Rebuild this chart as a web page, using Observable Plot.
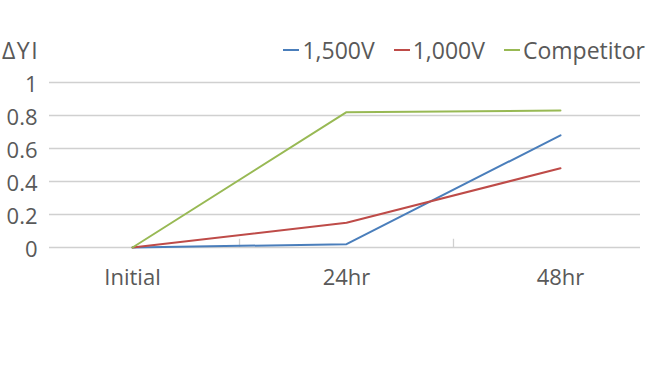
<!DOCTYPE html>
<html>
<head>
<meta charset="utf-8">
<script src="https://cdn.jsdelivr.net/npm/d3@7"></script>
<script src="https://cdn.jsdelivr.net/npm/@observablehq/plot@0.6"></script>
<style>
  html, body { margin: 0; padding: 0; background: #fff; }
  #wrap { position: relative; width: 650px; height: 386px; font-family: "Open Sans", sans-serif; color: #595959; }
  #ylab { position: absolute; left: 2px; top: 35px; font-size: 23px; line-height: 30px; letter-spacing: 1.5px; }
  #legend { position: absolute; right: 5px; top: 35px; font-size: 23px; line-height: 30px; display: flex; gap: 19px; }
  .item { display: flex; align-items: center; }
  .sw { display: inline-block; width: 16px; height: 2.5px; margin-right: 3px; }
  svg { position: absolute; left: 0; top: 0; }
</style>
</head>
<body>
<div id="wrap">
  <div id="ylab">ΔYI</div>
  <div id="legend"></div>
</div>
<script>
const categories = ["Initial", "24hr", "48hr"];
const seriesNames = ["1,500V", "1,000V", "Competitor"];
const v1500 = [0, 0.02, 0.68];
const v1000 = [0, 0.15, 0.48];
const vComp = [0, 0.82, 0.83];
const colors = ["#4a7ebb", "#be4b48", "#98b954"];
const yTicks = [0, 0.2, 0.4, 0.6, 0.8, 1];

const rows = [];
[v1500, v1000, vComp].forEach((vals, s) => {
  vals.forEach((v, i) => rows.push({series: seriesNames[s], idx: i, value: v}));
});

const chart = Plot.plot({
  width: 650,
  height: 386,
  marginLeft: 49,
  marginRight: 10,
  marginTop: 82,
  marginBottom: 139,
  style: {fontFamily: "Open Sans, sans-serif", fontSize: "22px", color: "#595959", background: "transparent"},
  x: {type: "linear", domain: [-0.388, 2.374]},
  y: {domain: [0, 1]},
  color: {domain: seriesNames, range: colors},
  marks: [
    Plot.ruleY(yTicks, {stroke: "#d0d0d0", strokeWidth: 1.3}),
    Plot.ruleX([0.5, 1.5], {y1: 0, y2: 0.05, stroke: "#d0d0d0", strokeWidth: 1.3}),
    Plot.axisY(yTicks, {tickSize: 0, tickPadding: 12, dy: 2, tickFormat: d => String(d), fill: "#595959", fontSize: 22, label: null}),
    Plot.axisX([0, 1, 2], {tickSize: 0, tickPadding: 22, tickFormat: i => categories[i], fill: "#595959", fontSize: 22, label: null}),
    Plot.line(rows, {x: "idx", y: "value", z: "series", stroke: "series", strokeWidth: 2})
  ]
});
document.getElementById("wrap").appendChild(chart);

const legend = document.getElementById("legend");
seriesNames.forEach((n, i) => {
  const it = document.createElement("div");
  it.className = "item";
  it.innerHTML = `<span class="sw" style="background:${colors[i]}"></span><span>${n}</span>`;
  legend.appendChild(it);
});
</script>
</body>
</html>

************

Up to and including the line with "const yTicks = [0, 0.2, 0.4, 0.6, 0.8, 1];", copy the data above from its first line. Skip pictures.

__EXERCISE RESULT__
Rebuild this chart as a web page, using Observable Plot.
<!DOCTYPE html>
<html>
<head>
<meta charset="utf-8">
<script src="https://cdn.jsdelivr.net/npm/d3@7"></script>
<script src="https://cdn.jsdelivr.net/npm/@observablehq/plot@0.6"></script>
<style>
  html, body { margin: 0; padding: 0; background: #fff; }
  #wrap { position: relative; width: 650px; height: 386px; font-family: "Open Sans", sans-serif; color: #595959; }
  #ylab { position: absolute; left: 2px; top: 35px; font-size: 23px; line-height: 30px; letter-spacing: 1.5px; }
  #legend { position: absolute; right: 5px; top: 35px; font-size: 23px; line-height: 30px; display: flex; gap: 19px; }
  .item { display: flex; align-items: center; }
  .sw { display: inline-block; width: 16px; height: 2.5px; margin-right: 3px; }
  svg { position: absolute; left: 0; top: 0; }
</style>
</head>
<body>
<div id="wrap">
  <div id="ylab">ΔYI</div>
  <div id="legend"></div>
</div>
<script>
const categories = ["Initial", "24hr", "48hr"];
const seriesNames = ["1,500V", "1,000V", "Competitor"];
const v1500 = [0, 0.02, 0.68];
const v1000 = [0, 0.15, 0.48];
const vComp = [0, 0.82, 0.83];
const colors = ["#4a7ebb", "#be4b48", "#98b954"];
const yTicks = [0, 0.2, 0.4, 0.6, 0.8, 1];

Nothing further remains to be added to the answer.